We spend the next few hours clearing the air of everything that happened and what we missed while we were apart. Luke tells me what the doctors clued him in on when he’d first woken up while I was too out of it to notice, and I catch him up to speed on the rest.
He’s overjoyed to hear that I am officially out with all of my friends and that it wasn’t a cosmic disaster, and he laughs when I tell him Tiff was onto us from day one.
Based on their years of history, he’d have been more shocked to learn she hadn’t figured it out before I came clean.
However, Luke is stunned to hear about Chrissy’s redemption arc, even more so on the heels of Frank’s unexpected albeit messed-up apology.
Bigots apologizing for their bigotry in 2023? Inconceivable.
When I tell him that Pete’s been denied bail after being arraigned on multiple felony and misdemeanor charges, including two charges of attempted murder in the second degree, one for him, the other for his mother, Luke goes quiet.
He looks away from me, almost like he’s ashamed. I don’t understand why at first.
But then he says, “I shouldn’t have let it get to that point,” staring down at his bandaged arm being propped up under a mountain of pillows.
He has full use of his hand, but there’s a numbness in his pinky and ring finger that may never go away—it’s unclear yet.
The doctors say it could take time to come back, but in the grand scheme of things, if that’s the only permanent damage he walks away with from all this, he’s damn lucky.
He’s going to need a ton of physical therapy.
I can almost see the gears turning in his head as he questions what he could have done differently to change this outcome—a feeling I’m intimately familiar with. When he turns back to me, he gives me a startlingly vulnerable look, tears welling in his eyes.
“You were right, and I was too proud to listen.” He sniffs. “I should have taken it to the cops the first time. I should have ended things for him right then and there. But I was convinced it wouldn’t help. That it would only make things worse. It always made things worse.”
Luke tells me exactly what happened that day after he’d left my house, filling in the missing pieces of the story.
He says he’d driven around town for a few hours before ultimately going back to Pete’s because there was simply nowhere else for him to go.
He’d locked himself in his bedroom as soon as he went inside, ignoring his mother’s frantic pleas for forgiveness through the door, and then later, Pete’s drunken demands that he come out and face him like a man.
He was planning on packing up his things and driving back to New York, but as soon as Pete got wind of that, he’d sabotaged everything, wrecking the truck in his childish fury.
He was so pissed that Luke wasn’t engaging with him that he took it to the next step.
Still, Luke kept himself locked away, trying to make another plan to escape.
“You should have called me,” I say softly. “Even if you hated me, I could have at least gotten you out of there.”
“I never hated you,” he says with a sigh.
“I wasn’t even mad at you.

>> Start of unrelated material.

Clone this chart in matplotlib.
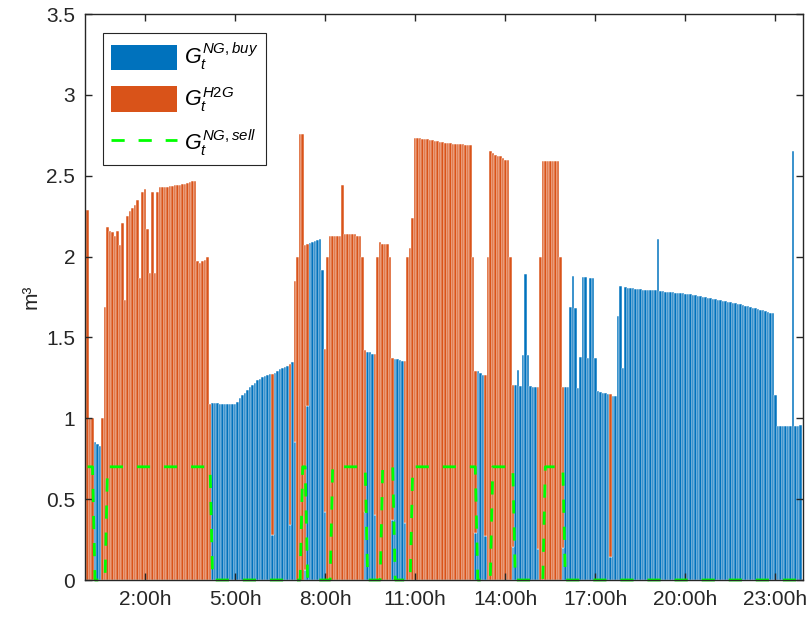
import matplotlib
matplotlib.use('Agg')
import matplotlib.pyplot as plt
import numpy as np
from matplotlib.patches import Patch
from matplotlib.lines import Line2D

plt.rcParams['font.family'] = ['Liberation Sans', 'DejaVu Sans']
plt.rcParams['mathtext.fontset'] = 'custom'
plt.rcParams['mathtext.it'] = 'Liberation Sans:italic'
plt.rcParams['mathtext.rm'] = 'Liberation Sans'
plt.rcParams['lines.scale_dashes'] = False

# ---- data (5-minute steps, one row per hour) ----
buy = [
    0, 0, 0, 0.855, 0.84, 0.83, 0, 0, 0, 0, 0, 0,
    0, 0, 0, 0, 0, 0, 0, 0, 0, 0, 0, 0,
    0, 0, 0, 0, 0, 0, 0, 0, 0, 0, 0, 0,
    0, 0, 0, 0, 0, 0, 0, 0, 0, 0, 0, 0,
    0, 0, 1.092, 1.092, 1.092, 1.091, 1.091, 1.09, 1.09, 1.09, 1.089, 1.089,
    1.102, 1.123, 1.141, 1.158, 1.174, 1.191, 1.205, 1.22, 1.234, 1.246, 1.257, 1.261,
    1.267, 1.273, 0.278, 1.281, 1.294, 1.304, 1.312, 1.318, 1.325, 0.34, 1.345, 0.855,
    0, 0, 0, 0.06, 1.075, 2.085, 2.09, 2.095, 2.1, 2.11, 1.92, 0.42,
    0, 0, 0, 0, 0, 0, 0, 0, 0, 0, 0, 0,
    0, 0, 0, 0.42, 1.41, 1.41, 1.4, 0.4, 0, 0, 0, 0,
    0, 0, 0.37, 1.366, 1.364, 1.36, 1.357, 0.355, 0, 0, 0, 0,
    0, 0, 0, 0, 0, 0, 0, 0, 0, 0, 0, 0,
    0, 0, 0, 0, 0, 0, 0, 0, 0, 0, 0, 0.29,
    1.29, 1.28, 1.27, 0.27, 0, 0, 0, 0, 0, 0, 0, 0,
    0, 0, 0.206, 1.205, 1.3, 1.2, 1.39, 1.89, 1.39, 1.2, 1.195, 1.195,
    0.19, 0, 0, 0, 0, 0, 0, 0, 0, 0, 0.195, 1.195,
    1.195, 1.69, 1.88, 1.685, 1.185, 1.376, 1.875, 1.875, 1.37, 1.87, 1.87, 1.37,
    1.17, 1.16, 1.158, 1.155, 1.15, 0.145, 1.14, 1.137, 1.634, 1.82, 1.314, 1.809,
    1.807, 1.805, 1.803, 1.801, 1.799, 1.798, 1.796, 1.795, 1.794, 1.793, 1.792, 1.791,
    2.11, 1.788, 1.786, 1.784, 1.782, 1.78, 1.778, 1.776, 1.775, 1.774, 1.772, 1.77,
    1.768, 1.766, 1.764, 1.76, 1.757, 1.754, 1.751, 1.748, 1.745, 1.742, 1.739, 1.736,
    1.733, 1.73, 1.726, 1.723, 1.72, 1.717, 1.714, 1.711, 1.708, 1.704, 1.7, 1.696,
    1.692, 1.687, 1.683, 1.679, 1.675, 1.671, 1.667, 1.663, 1.657, 1.652, 1.648, 1.143,
    0.952, 0.952, 0.952, 0.952, 0.952, 0.952, 2.65, 0.952, 0.952, 0.958,
]

h2g = [
    2.29, 1.0, 1.0, 0, 0, 0, 1.0, 1.69, 2.18, 2.16, 2.15, 2.13,
    2.16, 2.07, 2.21, 1.73, 2.25, 2.28, 2.3, 2.32, 2.35, 1.87, 2.4, 2.42,
    2.17, 1.9, 2.4, 1.9, 2.4, 2.43, 2.43, 2.43, 2.43, 2.435, 2.435, 2.44,
    2.44, 2.445, 2.45, 2.45, 2.455, 2.46, 2.465, 2.47, 1.975, 1.96, 1.97, 1.98,
    2.0, 1.09, 0, 0, 0, 0, 0, 0, 0, 0, 0, 0,
    0, 0, 0, 0, 0, 0, 0, 0, 0, 0, 0, 0,
    0, 0, 0.995, 0, 0, 0, 0, 0, 0, 0.993, 0, 0.995,
    2.0, 2.76, 2.76, 2.01, 1.005, 0, 0, 0, 0, 0, 0, 1.01,
    2.0, 2.13, 2.13, 2.13, 2.13, 2.13, 2.445, 2.14, 2.14, 2.14, 2.14, 2.14,
    2.13, 2.13, 2.0, 1.0, 0, 0, 0, 0.995, 2.0, 2.09, 2.08, 2.08,
    2.075, 2.0, 1.0, 0, 0, 0, 0, 1.0, 2.0, 2.05, 2.24, 2.735,
    2.733, 2.731, 2.729, 2.727, 2.725, 2.722, 2.718, 2.714, 2.712, 2.71, 2.706, 2.705,
    2.7, 2.7, 2.698, 2.698, 2.696, 2.694, 2.694, 2.692, 2.69, 2.688, 2.0, 1.0,
    0, 0, 0, 0.997, 2.0, 2.65, 2.64, 2.63, 2.625, 2.62, 2.61, 2.6,
    2.6, 2.0, 1.0, 0, 0, 0, 0, 0, 0, 0, 0, 0,
    1.005, 2.0, 2.59, 2.59, 2.59, 2.59, 2.59, 2.59, 2.59, 2.0, 1.0, 0,
    0, 0, 0, 0, 0, 0, 0, 0, 0, 0, 0, 0,
    0, 0, 0, 0, 0, 1.003, 0, 0, 0, 0, 0, 0,
    0, 0, 0, 0, 0, 0, 0, 0, 0, 0, 0, 0,
    0, 0, 0, 0, 0, 0, 0, 0, 0, 0, 0, 0,
    0, 0, 0, 0, 0, 0, 0, 0, 0, 0, 0, 0,
    0, 0, 0, 0, 0, 0, 0, 0, 0, 0, 0, 0,
    0, 0, 0, 0, 0, 0, 0, 0, 0, 0, 0, 0,
    0, 0, 0, 0, 0, 0, 0, 0, 0, 0,
]

sell = [
    0.7, 0.7, 0.7, 0, 0, 0, 0, 0, 0.7, 0.7, 0.7, 0.7,
    0.7, 0.7, 0.7, 0.7, 0.7, 0.7, 0.7, 0.7, 0.7, 0.7, 0.7, 0.7,
    0.7, 0.7, 0.7, 0.7, 0.7, 0.7, 0.7, 0.7, 0.7, 0.7, 0.7, 0.7,
    0.7, 0.7, 0.7, 0.7, 0.7, 0.7, 0.7, 0.7, 0.7, 0.7, 0.7, 0.7,
    0.7, 0.7, 0, 0, 0, 0, 0, 0, 0, 0, 0, 0,
    0, 0, 0, 0, 0, 0, 0, 0, 0, 0, 0, 0,
    0, 0, 0, 0, 0, 0, 0, 0, 0, 0, 0, 0,
    0, 0, 0.7, 0.7, 0, 0, 0, 0, 0, 0, 0, 0,
    0, 0, 0.7, 0.7, 0.7, 0.7, 0.7, 0.7, 0.7, 0.7, 0.7, 0.7,
    0.7, 0.7, 0.7, 0.7, 0, 0, 0, 0, 0, 0, 0.7, 0.7,
    0.7, 0.7, 0.7, 0, 0, 0, 0, 0, 0, 0, 0.7, 0.7,
    0.7, 0.7, 0.7, 0.7, 0.7, 0.7, 0.7, 0.7, 0.7, 0.7, 0.7, 0.7,
    0.7, 0.7, 0.7, 0.7, 0.7, 0.7, 0.7, 0.7, 0.7, 0.7, 0.7, 0.7,
    0, 0, 0, 0, 0, 0, 0.7, 0.7, 0.7, 0.7, 0.7, 0.7,
    0.7, 0.7, 0.7, 0, 0, 0, 0, 0, 0, 0, 0, 0,
    0, 0, 0, 0.7, 0.7, 0.7, 0.7, 0.7, 0.7, 0.7, 0.7, 0,
    0, 0, 0, 0, 0, 0, 0, 0, 0, 0, 0, 0,
    0, 0, 0, 0, 0, 0, 0, 0, 0, 0, 0, 0,
    0, 0, 0, 0, 0, 0, 0, 0, 0, 0, 0, 0,
    0, 0, 0, 0, 0, 0, 0, 0, 0, 0, 0, 0,
    0, 0, 0, 0, 0, 0, 0, 0, 0, 0, 0, 0,
    0, 0, 0, 0, 0, 0, 0, 0, 0, 0, 0, 0,
    0, 0, 0, 0, 0, 0, 0, 0, 0, 0, 0, 0,
    0, 0, 0, 0, 0, 0, 0, 0, 0, 0,
]

tick_pos = [24, 60, 96, 132, 168, 204, 240, 276]
tick_labels = ['2:00h', '5:00h', '8:00h', '11:00h', '14:00h', '17:00h', '20:00h', '23:00h']
ytick_vals = [0, 0.5, 1, 1.5, 2, 2.5, 3, 3.5]
ytick_labels = ['0', '0.5', '1', '1.5', '2', '2.5', '3', '3.5']
series_labels = [r'$G_t^{NG,buy}$', r'$G_t^{H2G}$', r'$G_t^{NG,sell}$']

BLUE = '#0072BD'
ORANGE = '#D95319'
GREEN = '#00FF00'
AXC = '#262626'

buy_a = np.array(buy, dtype=float)
h2g_a = np.array(h2g, dtype=float)
sell_a = np.array(sell, dtype=float)
x = np.arange(1, len(buy_a) + 1)

fig = plt.figure(figsize=(8.1, 6.19), dpi=100)
ax = fig.add_axes([85 / 810, 1 - 580 / 619, 718 / 810, 566 / 619])

mb = buy_a > 0
ax.bar(x[mb], buy_a[mb], width=1.0, color=BLUE, edgecolor='white', linewidth=0.35)
mo = h2g_a > 0
ax.bar(x[mo], h2g_a[mo], bottom=buy_a[mo], width=1.0, color=ORANGE,
       edgecolor='white', linewidth=0.35)
dash = (0, (9.5, 10))
ax.plot(x, sell_a, color=GREEN, lw=2, linestyle=dash, clip_on=False, zorder=2)

ax.set_xlim(0, 287)
ax.set_ylim(0, 3.5)
ax.set_xticks(tick_pos)
ax.set_xticklabels(tick_labels)
ax.set_yticks(ytick_vals)
ax.set_yticklabels(ytick_labels)
ax.tick_params(direction='in', length=5, width=1, top=True, right=True,
               labelsize=15, pad=7, colors=AXC, labelcolor=AXC)
for s in ax.spines.values():
    s.set_linewidth(1.0)
    s.set_color(AXC)
ax.set_ylabel('m³', fontsize=15, color=AXC, labelpad=4)

handles = [Patch(facecolor=BLUE, edgecolor='none'),
           Patch(facecolor=ORANGE, edgecolor='none'),
           Line2D([0], [0], color=GREEN, lw=2, linestyle=dash)]
leg = ax.legend(handles, series_labels, loc='upper left',
                bbox_to_anchor=(18 / 718, 1 - 19 / 566), borderaxespad=0,
                fontsize=15.5, handlelength=3.1, handleheight=1.45,
                labelspacing=0.6, borderpad=0.35, handletextpad=0.3,
                frameon=True, fancybox=False, edgecolor=AXC, framealpha=1)
leg.get_frame().set_linewidth(0.8)

fig.savefig('out.png', dpi=100)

Just angry in general for the way my life was going.
I couldn’t think straight. I was too ashamed to face you after everything I said.
The way I screamed at you… I was afraid I’d fucked up everything between us with my issues, and I couldn’t deal with it.
So, I kept deleting your messages and ignoring your phone calls, convincing myself it was better this way.
When you eventually stopped messaging me, the silence somehow hurt worse.
I didn’t know what to say to you. How to make up for it.
I kept telling myself you deserved better.